>> Start

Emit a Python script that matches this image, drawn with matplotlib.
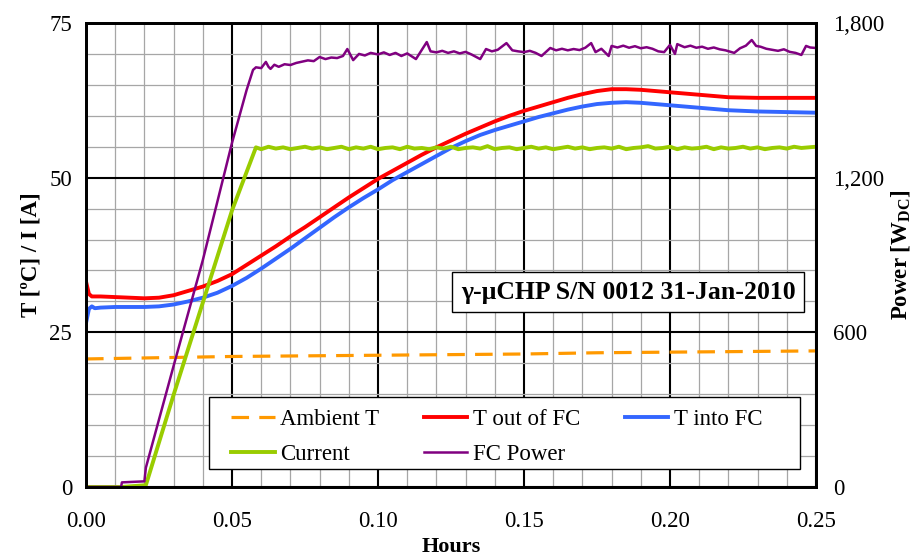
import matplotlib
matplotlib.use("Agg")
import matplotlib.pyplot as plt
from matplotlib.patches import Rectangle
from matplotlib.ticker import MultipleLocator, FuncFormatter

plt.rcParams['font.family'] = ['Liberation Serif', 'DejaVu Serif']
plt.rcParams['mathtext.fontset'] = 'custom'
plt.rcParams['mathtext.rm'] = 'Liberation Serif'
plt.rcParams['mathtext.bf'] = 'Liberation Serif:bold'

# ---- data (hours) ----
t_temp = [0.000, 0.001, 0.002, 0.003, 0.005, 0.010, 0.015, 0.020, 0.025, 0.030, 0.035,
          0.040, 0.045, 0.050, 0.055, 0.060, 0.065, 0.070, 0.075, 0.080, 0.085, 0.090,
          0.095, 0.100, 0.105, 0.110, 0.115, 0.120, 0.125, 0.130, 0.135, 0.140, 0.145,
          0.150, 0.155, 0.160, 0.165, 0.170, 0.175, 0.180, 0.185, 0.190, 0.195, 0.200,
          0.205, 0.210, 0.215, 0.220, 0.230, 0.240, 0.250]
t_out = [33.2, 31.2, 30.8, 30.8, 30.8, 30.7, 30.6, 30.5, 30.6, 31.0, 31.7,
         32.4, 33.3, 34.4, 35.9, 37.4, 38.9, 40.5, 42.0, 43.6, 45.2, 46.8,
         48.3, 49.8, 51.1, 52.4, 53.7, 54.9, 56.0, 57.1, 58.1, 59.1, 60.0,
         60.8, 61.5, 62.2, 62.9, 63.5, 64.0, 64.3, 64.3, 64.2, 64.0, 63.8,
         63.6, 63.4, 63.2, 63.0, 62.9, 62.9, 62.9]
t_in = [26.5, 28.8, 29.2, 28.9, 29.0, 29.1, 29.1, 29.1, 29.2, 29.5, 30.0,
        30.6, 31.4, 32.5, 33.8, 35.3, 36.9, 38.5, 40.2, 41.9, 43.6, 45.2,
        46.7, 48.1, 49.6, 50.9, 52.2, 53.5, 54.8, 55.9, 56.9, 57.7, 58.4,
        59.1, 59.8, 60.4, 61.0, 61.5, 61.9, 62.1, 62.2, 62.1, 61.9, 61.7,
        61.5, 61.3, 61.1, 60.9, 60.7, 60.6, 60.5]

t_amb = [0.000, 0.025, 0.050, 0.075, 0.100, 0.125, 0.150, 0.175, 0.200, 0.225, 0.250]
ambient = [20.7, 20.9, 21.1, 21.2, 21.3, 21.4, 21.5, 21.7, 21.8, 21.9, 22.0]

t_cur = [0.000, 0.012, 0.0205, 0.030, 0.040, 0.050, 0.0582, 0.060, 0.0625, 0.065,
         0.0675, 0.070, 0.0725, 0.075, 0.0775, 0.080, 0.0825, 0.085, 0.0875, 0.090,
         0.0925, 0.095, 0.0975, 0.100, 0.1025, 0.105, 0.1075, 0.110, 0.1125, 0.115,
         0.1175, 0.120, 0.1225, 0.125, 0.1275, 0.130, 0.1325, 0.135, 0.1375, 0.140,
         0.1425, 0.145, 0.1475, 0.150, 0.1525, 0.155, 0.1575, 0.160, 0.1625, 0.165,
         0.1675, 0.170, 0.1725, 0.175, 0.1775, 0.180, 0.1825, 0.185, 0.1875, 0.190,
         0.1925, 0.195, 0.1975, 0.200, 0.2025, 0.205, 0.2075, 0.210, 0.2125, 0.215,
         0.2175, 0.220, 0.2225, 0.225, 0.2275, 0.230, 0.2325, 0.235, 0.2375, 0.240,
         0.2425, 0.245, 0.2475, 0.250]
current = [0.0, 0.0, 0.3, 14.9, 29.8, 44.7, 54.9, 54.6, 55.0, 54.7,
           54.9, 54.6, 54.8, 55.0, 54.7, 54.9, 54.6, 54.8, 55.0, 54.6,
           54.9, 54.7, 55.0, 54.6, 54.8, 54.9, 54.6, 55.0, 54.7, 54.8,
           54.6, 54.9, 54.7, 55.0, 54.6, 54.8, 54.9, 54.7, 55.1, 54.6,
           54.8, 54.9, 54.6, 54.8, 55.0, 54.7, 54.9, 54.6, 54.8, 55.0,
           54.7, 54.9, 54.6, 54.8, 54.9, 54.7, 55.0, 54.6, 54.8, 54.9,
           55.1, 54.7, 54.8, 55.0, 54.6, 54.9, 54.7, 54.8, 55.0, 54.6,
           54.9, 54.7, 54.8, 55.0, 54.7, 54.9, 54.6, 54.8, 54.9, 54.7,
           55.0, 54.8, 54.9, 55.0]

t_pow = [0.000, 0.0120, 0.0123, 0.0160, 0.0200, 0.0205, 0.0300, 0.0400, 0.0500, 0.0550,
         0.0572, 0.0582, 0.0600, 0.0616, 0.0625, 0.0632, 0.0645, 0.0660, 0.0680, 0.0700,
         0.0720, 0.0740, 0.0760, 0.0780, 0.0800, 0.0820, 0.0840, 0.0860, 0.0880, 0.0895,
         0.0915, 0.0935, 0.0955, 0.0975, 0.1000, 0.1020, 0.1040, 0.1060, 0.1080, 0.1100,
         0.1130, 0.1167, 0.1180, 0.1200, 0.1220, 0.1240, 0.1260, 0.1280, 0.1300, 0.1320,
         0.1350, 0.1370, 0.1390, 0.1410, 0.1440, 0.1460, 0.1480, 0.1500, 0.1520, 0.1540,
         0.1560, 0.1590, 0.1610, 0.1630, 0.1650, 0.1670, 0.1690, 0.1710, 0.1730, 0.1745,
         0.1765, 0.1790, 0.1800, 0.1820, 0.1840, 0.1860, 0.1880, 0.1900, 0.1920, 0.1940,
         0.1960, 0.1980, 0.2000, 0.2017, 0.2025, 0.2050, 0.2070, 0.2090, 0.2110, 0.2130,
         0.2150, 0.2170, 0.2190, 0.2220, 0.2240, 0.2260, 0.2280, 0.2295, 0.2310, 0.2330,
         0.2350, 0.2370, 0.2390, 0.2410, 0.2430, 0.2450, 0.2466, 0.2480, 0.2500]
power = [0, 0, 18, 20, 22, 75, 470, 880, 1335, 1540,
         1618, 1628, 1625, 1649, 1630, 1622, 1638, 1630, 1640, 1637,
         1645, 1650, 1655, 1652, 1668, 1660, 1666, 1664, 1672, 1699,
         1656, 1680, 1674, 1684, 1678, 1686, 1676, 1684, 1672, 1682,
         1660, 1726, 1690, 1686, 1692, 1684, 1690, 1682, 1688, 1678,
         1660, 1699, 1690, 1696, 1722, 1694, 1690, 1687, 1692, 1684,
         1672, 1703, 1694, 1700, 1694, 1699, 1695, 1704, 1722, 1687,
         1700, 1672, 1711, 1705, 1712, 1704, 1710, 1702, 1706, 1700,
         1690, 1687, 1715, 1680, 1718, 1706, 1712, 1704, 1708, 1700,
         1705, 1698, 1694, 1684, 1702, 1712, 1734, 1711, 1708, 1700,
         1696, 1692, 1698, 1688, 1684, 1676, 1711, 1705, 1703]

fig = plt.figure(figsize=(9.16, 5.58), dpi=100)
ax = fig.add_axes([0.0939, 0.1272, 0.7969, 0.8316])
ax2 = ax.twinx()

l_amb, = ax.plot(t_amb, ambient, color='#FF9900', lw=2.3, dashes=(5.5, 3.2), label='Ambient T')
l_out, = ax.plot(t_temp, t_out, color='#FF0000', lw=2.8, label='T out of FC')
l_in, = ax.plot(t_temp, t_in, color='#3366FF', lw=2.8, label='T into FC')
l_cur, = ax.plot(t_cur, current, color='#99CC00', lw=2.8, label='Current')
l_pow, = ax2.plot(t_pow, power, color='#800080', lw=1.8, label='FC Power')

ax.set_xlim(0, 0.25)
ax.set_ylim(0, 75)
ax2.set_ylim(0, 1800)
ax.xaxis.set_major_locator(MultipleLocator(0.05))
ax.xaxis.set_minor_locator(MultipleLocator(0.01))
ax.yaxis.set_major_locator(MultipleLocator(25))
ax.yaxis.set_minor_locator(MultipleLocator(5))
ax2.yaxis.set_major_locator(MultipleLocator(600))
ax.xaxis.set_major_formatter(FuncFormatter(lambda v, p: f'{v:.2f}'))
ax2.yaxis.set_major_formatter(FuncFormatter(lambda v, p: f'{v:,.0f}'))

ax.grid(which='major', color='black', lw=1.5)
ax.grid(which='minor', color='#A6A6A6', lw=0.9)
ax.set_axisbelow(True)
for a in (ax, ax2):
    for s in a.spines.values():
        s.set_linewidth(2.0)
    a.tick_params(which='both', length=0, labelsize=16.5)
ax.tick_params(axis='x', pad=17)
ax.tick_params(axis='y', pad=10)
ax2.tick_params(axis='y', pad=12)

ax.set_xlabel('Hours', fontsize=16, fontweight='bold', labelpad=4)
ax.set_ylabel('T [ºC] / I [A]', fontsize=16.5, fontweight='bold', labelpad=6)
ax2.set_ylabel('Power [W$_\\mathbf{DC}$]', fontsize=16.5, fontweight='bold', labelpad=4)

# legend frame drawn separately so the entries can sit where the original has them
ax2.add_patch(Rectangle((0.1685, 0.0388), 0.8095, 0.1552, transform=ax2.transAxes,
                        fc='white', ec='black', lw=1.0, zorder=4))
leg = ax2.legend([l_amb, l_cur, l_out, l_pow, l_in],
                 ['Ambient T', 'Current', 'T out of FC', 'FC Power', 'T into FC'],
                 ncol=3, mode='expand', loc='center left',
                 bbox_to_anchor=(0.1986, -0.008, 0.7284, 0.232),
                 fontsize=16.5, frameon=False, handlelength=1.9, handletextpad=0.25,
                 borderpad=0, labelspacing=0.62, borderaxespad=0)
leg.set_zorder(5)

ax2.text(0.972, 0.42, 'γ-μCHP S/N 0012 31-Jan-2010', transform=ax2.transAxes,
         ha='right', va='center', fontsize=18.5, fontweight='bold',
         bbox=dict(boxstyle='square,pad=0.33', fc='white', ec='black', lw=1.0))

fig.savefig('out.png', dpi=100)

>> End

EXERCISE REQUIREMENTS:
Print, exactly as written, the lines above from the first one to the one containing "plt.rcParams['mathtext.bf'] = 'Liberation". Leave out pictures.

RESULT FOR THIS EXERCISE:
Emit a Python script that matches this image, drawn with matplotlib.
import matplotlib
matplotlib.use("Agg")
import matplotlib.pyplot as plt
from matplotlib.patches import Rectangle
from matplotlib.ticker import MultipleLocator, FuncFormatter

plt.rcParams['font.family'] = ['Liberation Serif', 'DejaVu Serif']
plt.rcParams['mathtext.fontset'] = 'custom'
plt.rcParams['mathtext.rm'] = 'Liberation Serif'
plt.rcParams['mathtext.bf'] = 'Liberation Serif:bold'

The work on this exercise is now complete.